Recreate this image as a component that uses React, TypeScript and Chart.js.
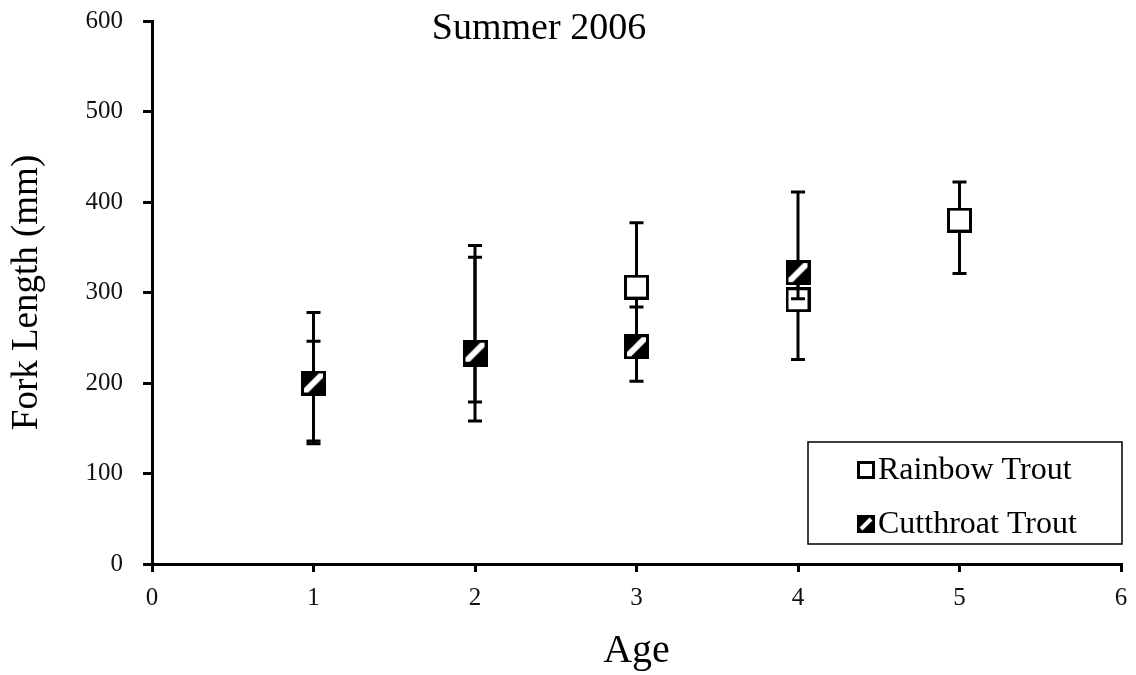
import React, { useEffect, useRef } from "react";
import { Chart, registerables } from "chart.js";

Chart.register(...registerables);

// ---- data ----
const ages = [1, 2, 3, 4, 5];
const rainbowMean = [199, 232, 306, 292, 380];
const rainbowHigh = [246, 339, 377, 330, 422];
const rainbowLow = [133, 179, 236, 226, 321];

const cutthroatAges = [1, 2, 3, 4];
const cutthroatMean = [200, 234, 240, 322];
const cutthroatHigh = [278, 352, 284, 411];
const cutthroatLow = [136, 158, 202, 293];

const seriesLabels = ["Rainbow Trout", "Cutthroat Trout"];
const chartTitle = "Summer 2006";
const xTitle = "Age";
const yTitle = "Fork Length (mm)";
const xTickValues = [0, 1, 2, 3, 4, 5, 6];
const yTickValues = [0, 100, 200, 300, 400, 500, 600];

const FONT = "'Liberation Serif', 'Times New Roman', serif";

function makeMarker(hatched: boolean, size: number, lw: number): HTMLCanvasElement {
  const c = document.createElement("canvas");
  c.width = size;
  c.height = size;
  const ctx = c.getContext("2d")!;
  ctx.fillStyle = "#fff";
  ctx.fillRect(0, 0, size, size);
  if (hatched) {
    ctx.save();
    ctx.beginPath();
    ctx.rect(lw, lw, size - 2 * lw, size - 2 * lw);
    ctx.clip();
    ctx.fillStyle = "#000";
    ctx.fillRect(0, 0, size, size);
    ctx.strokeStyle = "#fff";
    ctx.lineWidth = 6;
    ctx.beginPath();
    ctx.moveTo(0, size);
    ctx.lineTo(size, 0);
    ctx.stroke();
    ctx.restore();
  }
  ctx.strokeStyle = "#000";
  ctx.lineWidth = lw;
  ctx.strokeRect(lw / 2, lw / 2, size - lw, size - lw);
  return c;
}

function makeLegendIcon(hatched: boolean, size: number): HTMLCanvasElement {
  const c = document.createElement("canvas");
  c.width = size;
  c.height = size;
  const ctx = c.getContext("2d")!;
  if (hatched) {
    ctx.fillStyle = "#000";
    ctx.fillRect(0, 0, size, size);
    ctx.strokeStyle = "#fff";
    ctx.lineWidth = 4;
    ctx.beginPath();
    ctx.moveTo(4, size - 4);
    ctx.lineTo(size - 4, 4);
    ctx.stroke();
  } else {
    ctx.fillStyle = "#fff";
    ctx.fillRect(0, 0, size, size);
    ctx.strokeStyle = "#000";
    ctx.lineWidth = 3;
    ctx.strokeRect(1.5, 1.5, size - 3, size - 3);
  }
  return c;
}

const errorBarPlugin = {
  id: "errorBars",
  beforeDatasetDraw(chart: any, args: any) {
    const i = args.index;
    const ds: any = chart.data.datasets[i];
    const meta = chart.getDatasetMeta(i);
    const yScale = chart.scales.y;
    const ctx = chart.ctx;
    if (!ds.errHigh || !ds.errLow) return;
    ctx.save();
    ctx.strokeStyle = "#000";
    ctx.lineWidth = 3;
    const cap = 7;
    meta.data.forEach((pt: any, j: number) => {
      const x = pt.x;
      const yh = yScale.getPixelForValue(ds.errHigh[j]);
      const yl = yScale.getPixelForValue(ds.errLow[j]);
      ctx.beginPath();
      ctx.moveTo(x, yh);
      ctx.lineTo(x, yl);
      ctx.moveTo(x - cap, yh);
      ctx.lineTo(x + cap, yh);
      ctx.moveTo(x - cap, yl);
      ctx.lineTo(x + cap, yl);
      ctx.stroke();
    });
    ctx.restore();
  },
};

function makeAnnotationPlugin(icons: HTMLCanvasElement[]) {
  return {
    id: "annotations",
    afterDraw(chart: any) {
      const ctx = chart.ctx;
      ctx.save();
      // title
      ctx.fillStyle = "#000";
      ctx.font = `38px ${FONT}`;
      ctx.textAlign = "center";
      ctx.textBaseline = "alphabetic";
      ctx.fillText(chartTitle, 539, 39);
      // legend box
      const bx = 808, by = 442, bw = 314, bh = 102;
      ctx.strokeStyle = "#000";
      ctx.lineWidth = 1.5;
      ctx.strokeRect(bx, by, bw, bh);
      const rows = [470, 524];
      ctx.font = `32px ${FONT}`;
      ctx.textAlign = "left";
      ctx.textBaseline = "middle";
      chart.data.datasets.forEach((ds: any, i: number) => {
        const ic = icons[i];
        ctx.drawImage(ic, 866 - ic.width / 2, rows[i] - ic.height / 2);
        ctx.fillText(ds.label, 878, rows[i] + 1);
      });
      ctx.restore();
    },
  };
}

export default function App() {
  const ref = useRef<HTMLCanvasElement | null>(null);
  useEffect(() => {
    if (!ref.current) return;
    const rainbowMarker = makeMarker(false, 25, 3);
    const cutMarker = makeMarker(true, 25, 3);
    const icons = [makeLegendIcon(false, 18), makeLegendIcon(true, 18)];
    const chart: any = new Chart(ref.current, {
      type: "scatter",
      data: {
        datasets: [
          {
            label: seriesLabels[0],
            data: ages.map((a, i) => ({ x: a, y: rainbowMean[i] })),
            errHigh: rainbowHigh,
            errLow: rainbowLow,
            pointStyle: rainbowMarker,
            showLine: false,
            order: 1,
          } as any,
          {
            label: seriesLabels[1],
            data: cutthroatAges.map((a, i) => ({ x: a, y: cutthroatMean[i] })),
            errHigh: cutthroatHigh,
            errLow: cutthroatLow,
            pointStyle: cutMarker,
            showLine: false,
            order: 0,
          } as any,
        ],
      },
      options: {
        responsive: false,
        animation: false,
        devicePixelRatio: 1,
        layout: { padding: { top: 21, right: 15, left: 0, bottom: 0 } },
        plugins: {
          legend: { display: false },
          tooltip: { enabled: false },
          title: { display: false },
        },
        scales: {
          x: {
            type: "linear",
            min: 0,
            max: 6,
            afterFit: (s: any) => {
              s.height = 111;
              s.paddingLeft = 0;
              s.paddingRight = 0;
            },
            afterBuildTicks: (s: any) => {
              s.ticks = xTickValues.map((v) => ({ value: v }));
            },
            ticks: {
              color: "#111",
              font: { family: FONT, size: 25 },
              padding: 11,
              maxRotation: 0,
            },
            grid: {
              drawOnChartArea: false,
              drawTicks: true,
              tickLength: 8,
              color: "#000",
              lineWidth: 3,
            },
            border: { display: true, color: "#000", width: 3 },
            title: {
              display: true,
              text: xTitle,
              color: "#000",
              font: { family: FONT, size: 40 },
              padding: { top: 0, bottom: 0 },
            },
          },
          y: {
            type: "linear",
            min: 0,
            max: 600,
            afterFit: (s: any) => {
              s.width = 152;
              s.paddingTop = 0;
              s.paddingBottom = 0;
            },
            afterBuildTicks: (s: any) => {
              s.ticks = yTickValues.map((v) => ({ value: v }));
            },
            ticks: {
              color: "#111",
              font: { family: FONT, size: 25 },
              padding: 20,
            },
            grid: {
              drawOnChartArea: false,
              drawTicks: true,
              tickLength: 9,
              color: "#000",
              lineWidth: 3,
            },
            border: { display: true, color: "#000", width: 3 },
            title: {
              display: true,
              text: yTitle,
              color: "#000",
              font: { family: FONT, size: 37 },
              padding: { top: 5, bottom: 0 },
            },
          },
        },
      },
      plugins: [errorBarPlugin, makeAnnotationPlugin(icons)],
    } as any);
    return () => chart.destroy();
  }, []);
  return (
    <div style={{ position: "absolute", left: 0, top: 0, width: 1136, height: 675, background: "#fff" }}>
      <canvas ref={ref} width={1136} height={675} />
    </div>
  );
}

+-------+

__Objective__
Reproduce each line exactly, please, except for any pictures.

__Exercise output__
Recreate this image as a component that uses React, TypeScript and Chart.js.
import React, { useEffect, useRef } from "react";
import { Chart, registerables } from "chart.js";

Chart.register(...registerables);

// ---- data ----
const ages = [1, 2, 3, 4, 5];
const rainbowMean = [199, 232, 306, 292, 380];
const rainbowHigh = [246, 339, 377, 330, 422];
const rainbowLow = [133, 179, 236, 226, 321];

const cutthroatAges = [1, 2, 3, 4];
const cutthroatMean = [200, 234, 240, 322];
const cutthroatHigh = [278, 352, 284, 411];
const cutthroatLow = [136, 158, 202, 293];

const seriesLabels = ["Rainbow Trout", "Cutthroat Trout"];
const chartTitle = "Summer 2006";
const xTitle = "Age";
const yTitle = "Fork Length (mm)";
const xTickValues = [0, 1, 2, 3, 4, 5, 6];
const yTickValues = [0, 100, 200, 300, 400, 500, 600];

const FONT = "'Liberation Serif', 'Times New Roman', serif";

function makeMarker(hatched: boolean, size: number, lw: number): HTMLCanvasElement {
  const c = document.createElement("canvas");
  c.width = size;
  c.height = size;
  const ctx = c.getContext("2d")!;
  ctx.fillStyle = "#fff";
  ctx.fillRect(0, 0, size, size);
  if (hatched) {
    ctx.save();
    ctx.beginPath();
    ctx.rect(lw, lw, size - 2 * lw, size - 2 * lw);
    ctx.clip();
    ctx.fillStyle = "#000";
    ctx.fillRect(0, 0, size, size);
    ctx.strokeStyle = "#fff";
    ctx.lineWidth = 6;
    ctx.beginPath();
    ctx.moveTo(0, size);
    ctx.lineTo(size, 0);
    ctx.stroke();
    ctx.restore();
  }
  ctx.strokeStyle = "#000";
  ctx.lineWidth = lw;
  ctx.strokeRect(lw / 2, lw / 2, size - lw, size - lw);
  return c;
}

function makeLegendIcon(hatched: boolean, size: number): HTMLCanvasElement {
  const c = document.createElement("canvas");
  c.width = size;
  c.height = size;
  const ctx = c.getContext("2d")!;
  if (hatched) {
    ctx.fillStyle = "#000";
    ctx.fillRect(0, 0, size, size);
    ctx.strokeStyle = "#fff";
    ctx.lineWidth = 4;
    ctx.beginPath();
    ctx.moveTo(4, size - 4);
    ctx.lineTo(size - 4, 4);
    ctx.stroke();
  } else {
    ctx.fillStyle = "#fff";
    ctx.fillRect(0, 0, size, size);
    ctx.strokeStyle = "#000";
    ctx.lineWidth = 3;
    ctx.strokeRect(1.5, 1.5, size - 3, size - 3);
  }
  return c;
}

const errorBarPlugin = {
  id: "errorBars",
  beforeDatasetDraw(chart: any, args: any) {
    const i = args.index;
    const ds: any = chart.data.datasets[i];
    const meta = chart.getDatasetMeta(i);
    const yScale = chart.scales.y;
    const ctx = chart.ctx;
    if (!ds.errHigh || !ds.errLow) return;
    ctx.save();
    ctx.strokeStyle = "#000";
    ctx.lineWidth = 3;
    const cap = 7;
    meta.data.forEach((pt: any, j: number) => {
      const x = pt.x;
      const yh = yScale.getPixelForValue(ds.errHigh[j]);
      const yl = yScale.getPixelForValue(ds.errLow[j]);
      ctx.beginPath();
      ctx.moveTo(x, yh);
      ctx.lineTo(x, yl);
      ctx.moveTo(x - cap, yh);
      ctx.lineTo(x + cap, yh);
      ctx.moveTo(x - cap, yl);
      ctx.lineTo(x + cap, yl);
      ctx.stroke();
    });
    ctx.restore();
  },
};

function makeAnnotationPlugin(icons: HTMLCanvasElement[]) {
  return {
    id: "annotations",
    afterDraw(chart: any) {
      const ctx = chart.ctx;
      ctx.save();
      // title
      ctx.fillStyle = "#000";
      ctx.font = `38px ${FONT}`;
      ctx.textAlign = "center";
      ctx.textBaseline = "alphabetic";
      ctx.fillText(chartTitle, 539, 39);
      // legend box
      const bx = 808, by = 442, bw = 314, bh = 102;
      ctx.strokeStyle = "#000";
      ctx.lineWidth = 1.5;
      ctx.strokeRect(bx, by, bw, bh);
      const rows = [470, 524];
      ctx.font = `32px ${FONT}`;
      ctx.textAlign = "left";
      ctx.textBaseline = "middle";
      chart.data.datasets.forEach((ds: any, i: number) => {
        const ic = icons[i];
        ctx.drawImage(ic, 866 - ic.width / 2, rows[i] - ic.height / 2);
        ctx.fillText(ds.label, 878, rows[i] + 1);
      });
      ctx.restore();
    },
  };
}

export default function App() {
  const ref = useRef<HTMLCanvasElement | null>(null);
  useEffect(() => {
    if (!ref.current) return;
    const rainbowMarker = makeMarker(false, 25, 3);
    const cutMarker = makeMarker(true, 25, 3);
    const icons = [makeLegendIcon(false, 18), makeLegendIcon(true, 18)];
    const chart: any = new Chart(ref.current, {
      type: "scatter",
      data: {
        datasets: [
          {
            label: seriesLabels[0],
            data: ages.map((a, i) => ({ x: a, y: rainbowMean[i] })),
            errHigh: rainbowHigh,
            errLow: rainbowLow,
            pointStyle: rainbowMarker,
            showLine: false,
            order: 1,
          } as any,
          {
            label: seriesLabels[1],
            data: cutthroatAges.map((a, i) => ({ x: a, y: cutthroatMean[i] })),
            errHigh: cutthroatHigh,
            errLow: cutthroatLow,
            pointStyle: cutMarker,
            showLine: false,
            order: 0,
          } as any,
        ],
      },
      options: {
        responsive: false,
        animation: false,
        devicePixelRatio: 1,
        layout: { padding: { top: 21, right: 15, left: 0, bottom: 0 } },
        plugins: {
          legend: { display: false },
          tooltip: { enabled: false },
          title: { display: false },
        },
        scales: {
          x: {
            type: "linear",
            min: 0,
            max: 6,
            afterFit: (s: any) => {
              s.height = 111;
              s.paddingLeft = 0;
              s.paddingRight = 0;
            },
            afterBuildTicks: (s: any) => {
              s.ticks = xTickValues.map((v) => ({ value: v }));
            },
            ticks: {
              color: "#111",
              font: { family: FONT, size: 25 },
              padding: 11,
              maxRotation: 0,
            },
            grid: {
              drawOnChartArea: false,
              drawTicks: true,
              tickLength: 8,
              color: "#000",
              lineWidth: 3,
            },
            border: { display: true, color: "#000", width: 3 },
            title: {
              display: true,
              text: xTitle,
              color: "#000",
              font: { family: FONT, size: 40 },
              padding: { top: 0, bottom: 0 },
            },
          },
          y: {
            type: "linear",
            min: 0,
            max: 600,
            afterFit: (s: any) => {
              s.width = 152;
              s.paddingTop = 0;
              s.paddingBottom = 0;
            },
            afterBuildTicks: (s: any) => {
              s.ticks = yTickValues.map((v) => ({ value: v }));
            },
            ticks: {
              color: "#111",
              font: { family: FONT, size: 25 },
              padding: 20,
            },
            grid: {
              drawOnChartArea: false,
              drawTicks: true,
              tickLength: 9,
              color: "#000",
              lineWidth: 3,
            },
            border: { display: true, color: "#000", width: 3 },
            title: {
              display: true,
              text: yTitle,
              color: "#000",
              font: { family: FONT, size: 37 },
              padding: { top: 5, bottom: 0 },
            },
          },
        },
      },
      plugins: [errorBarPlugin, makeAnnotationPlugin(icons)],
    } as any);
    return () => chart.destroy();
  }, []);
  return (
    <div style={{ position: "absolute", left: 0, top: 0, width: 1136, height: 675, background: "#fff" }}>
      <canvas ref={ref} width={1136} height={675} />
    </div>
  );
}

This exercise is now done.